Savills, the upmarket estate agent, has given warning that the British housing market faces a “W” dip.

House prices are expected to rise about 4pc this year despite soaring unemployment and a 14.7pc fall in 2008.

However, according to Savills’ new annual forecast, prices will fall 6.6pc in 2010 as demand from cash-rich buyers runs out and poor economic conditions push homes on to the market.

Lucian Cook, a residential research director at Savills, said: “In the short term, we are facing events with the potential capacity to discourage house purchases.

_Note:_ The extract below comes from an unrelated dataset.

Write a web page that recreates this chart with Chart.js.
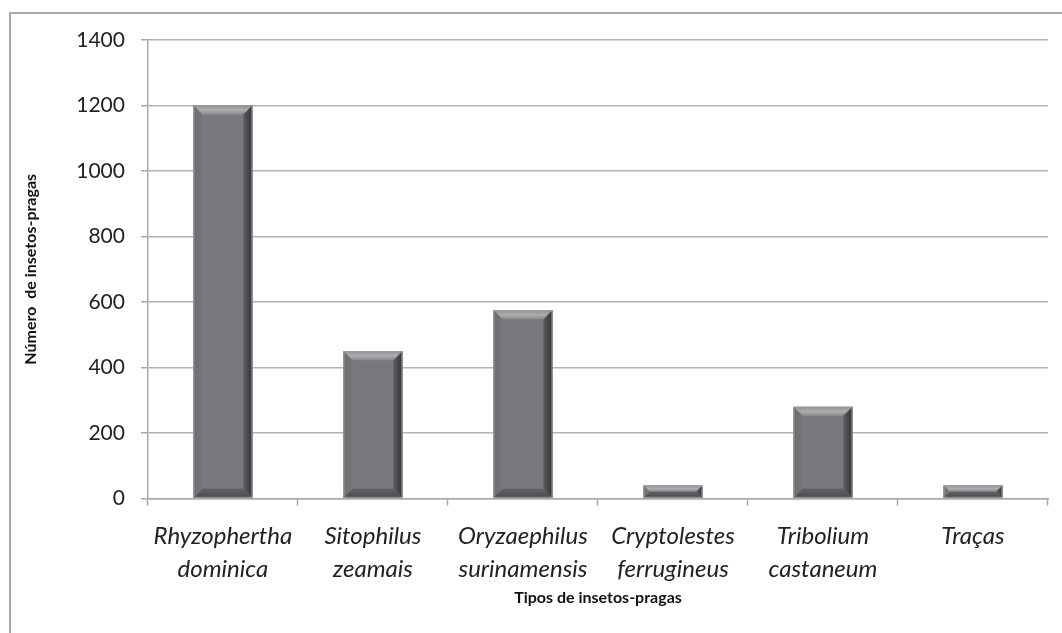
<!DOCTYPE html>
<html>
<head>
<meta charset="utf-8">
<script src="https://cdn.jsdelivr.net/npm/chart.js@4"></script>
<style>
  html, body { margin: 0; padding: 0; background: #fff; }
  #wrap { position: relative; width: 1062px; height: 633px; overflow: hidden; }
  #frame { position: absolute; left: 9px; top: 12px; width: 1100px; height: 700px;
           border-left: 2px solid #a8a8a8; border-top: 2px solid #a8a8a8; }
  canvas { position: absolute; left: 0; top: 0; }
</style>
</head>
<body>
<div id="wrap">
  <div id="frame"></div>
  <canvas id="chart" width="1062" height="633"></canvas>
</div>
<script>
const categories = [
  ["Rhyzophertha", "dominica"],
  ["Sitophilus", "zeamais"],
  ["Oryzaephilus", "surinamensis"],
  ["Cryptolestes", "ferrugineus"],
  ["Tribolium", "castaneum"],
  ["Traças"]
];
const counts = [1200, 450, 575, 40, 280, 40];
const yTicks = [0, 200, 400, 600, 800, 1000, 1200, 1400];

// bevelled look of the bars, drawn over each bar element
const bevel = {
  id: "bevel",
  afterDatasetsDraw(chart) {
    const ctx = chart.ctx;
    chart.getDatasetMeta(0).data.forEach((bar) => {
      const p = bar.getProps(["x", "y", "base", "width"], true);
      const l = p.x - p.width / 2, r = p.x + p.width / 2;
      const t = p.y, b = p.base;
      const d = Math.min(9, (b - t) / 2);
      const poly = (pts, fill) => {
        ctx.beginPath();
        ctx.moveTo(pts[0][0], pts[0][1]);
        pts.slice(1).forEach((q) => ctx.lineTo(q[0], q[1]));
        ctx.closePath();
        ctx.fillStyle = fill;
        ctx.fill();
      };
      ctx.save();
      let g = ctx.createLinearGradient(0, t, 0, t + d);
      g.addColorStop(0, "#8e8f92");
      g.addColorStop(0.5, "#acadb0");
      g.addColorStop(1, "#8a8b8e");
      poly([[l, t], [r, t], [r - d, t + d], [l + d, t + d]], g);
      g = ctx.createLinearGradient(r - d, 0, r, 0);
      g.addColorStop(0, "#5c5d60");
      g.addColorStop(1, "#333437");
      poly([[r, t], [r, b], [r - d, b - d], [r - d, t + d]], g);
      g = ctx.createLinearGradient(0, b - d, 0, b);
      g.addColorStop(0, "#616265");
      g.addColorStop(1, "#4a4b4e");
      poly([[l, b], [r, b], [r - d, b - d], [l + d, b - d]], g);
      g = ctx.createLinearGradient(l, 0, l + d, 0);
      g.addColorStop(0, "#6c6d70");
      g.addColorStop(1, "#75767a");
      poly([[l, t], [l, b], [l + d, b - d], [l + d, t + d]], g);
      ctx.strokeStyle = "#9a9b9e";
      ctx.lineWidth = 1;
      ctx.strokeRect(l + 0.5, t + 0.5, p.width - 1, b - t - 1);
      ctx.restore();
    });
  }
};

new Chart(document.getElementById("chart"), {
  type: "bar",
  data: {
    labels: categories,
    datasets: [{
      data: counts,
      backgroundColor: "#78797c",
      borderWidth: 0,
      categoryPercentage: 1,
      barPercentage: 0.393
    }]
  },
  options: {
    responsive: false,
    animation: false,
    layout: { padding: { top: 40, right: 14, left: 17, bottom: 22 } },
    plugins: {
      legend: { display: false },
      tooltip: { enabled: false }
    },
    scales: {
      x: {
        grid: { drawOnChartArea: false, tickLength: 7, tickColor: "#a8a8a8", tickWidth: 1.5 },
        border: { color: "#a8a8a8", width: 1.5 },
        ticks: {
          color: "#222",
          font: { family: "Lato", size: 24, style: "italic", lineHeight: 1.38 },
          padding: 14,
          maxRotation: 0,
          autoSkip: false
        },
        title: {
          display: true,
          text: "Tipos de insetos-pragas",
          color: "#111",
          font: { family: "Lato", size: 16, weight: "bold" },
          padding: { top: -12 }
        }
      },
      y: {
        min: 0,
        max: 1400,
        afterBuildTicks: (axis) => { axis.ticks = yTicks.map((v) => ({ value: v })); },
        grid: { color: "#b4b4b4", lineWidth: 1.5, tickLength: 7, tickColor: "#a8a8a8" },
        border: { color: "#a8a8a8", width: 1.5 },
        ticks: {
          color: "#222",
          font: { family: "Lato", size: 21 },
          padding: 16,
          callback: (v) => String(v)
        },
        title: {
          display: true,
          text: "Número  de insetos-pragas",
          color: "#111",
          font: { family: "Lato", size: 16, weight: "bold" },
          padding: { top: 4, bottom: 20 }
        }
      }
    }
  },
  plugins: [bevel]
});
</script>
</body>
</html>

“The uncertainty preceding an election – the prospect of public spending cuts, higher taxes, continuing mortgage rationing, further unemployment, possible stock market correction, inflation or future interest rate rises – all have the potential to impact the mainstream, even if the precise timing of such impacts is difficult to pinpoint.”

After 2010, Savills is forecasting that growth will pick up again with gains of 2.7pc in 2011, 5.5pc in 2012, 8pc in 2013 and 5.8pc in 2014, when the market will return to 2007 levels. Savills described the forecast as the “extended lower case w”.

However, this recovery risks driving a North-South divide into the market, with the equity-rich South not as badly squeezed. As a consequence, the North East will not recover to 2007 values until 2016, three years after London and the South.

“We could really see the emergence of a polarised mainstream market, with sharp regional and localised divergences between areas with high levels of equity and job security, and those which are more highly geared,” Mr Cook added.

Savills is forecasting that prime property will be shielded from the worst of any double dip.

In the high-end London market, Savills believes values will fall 1pc in 2010, rise by 7pc in 2011 and 11.1pc in 2012.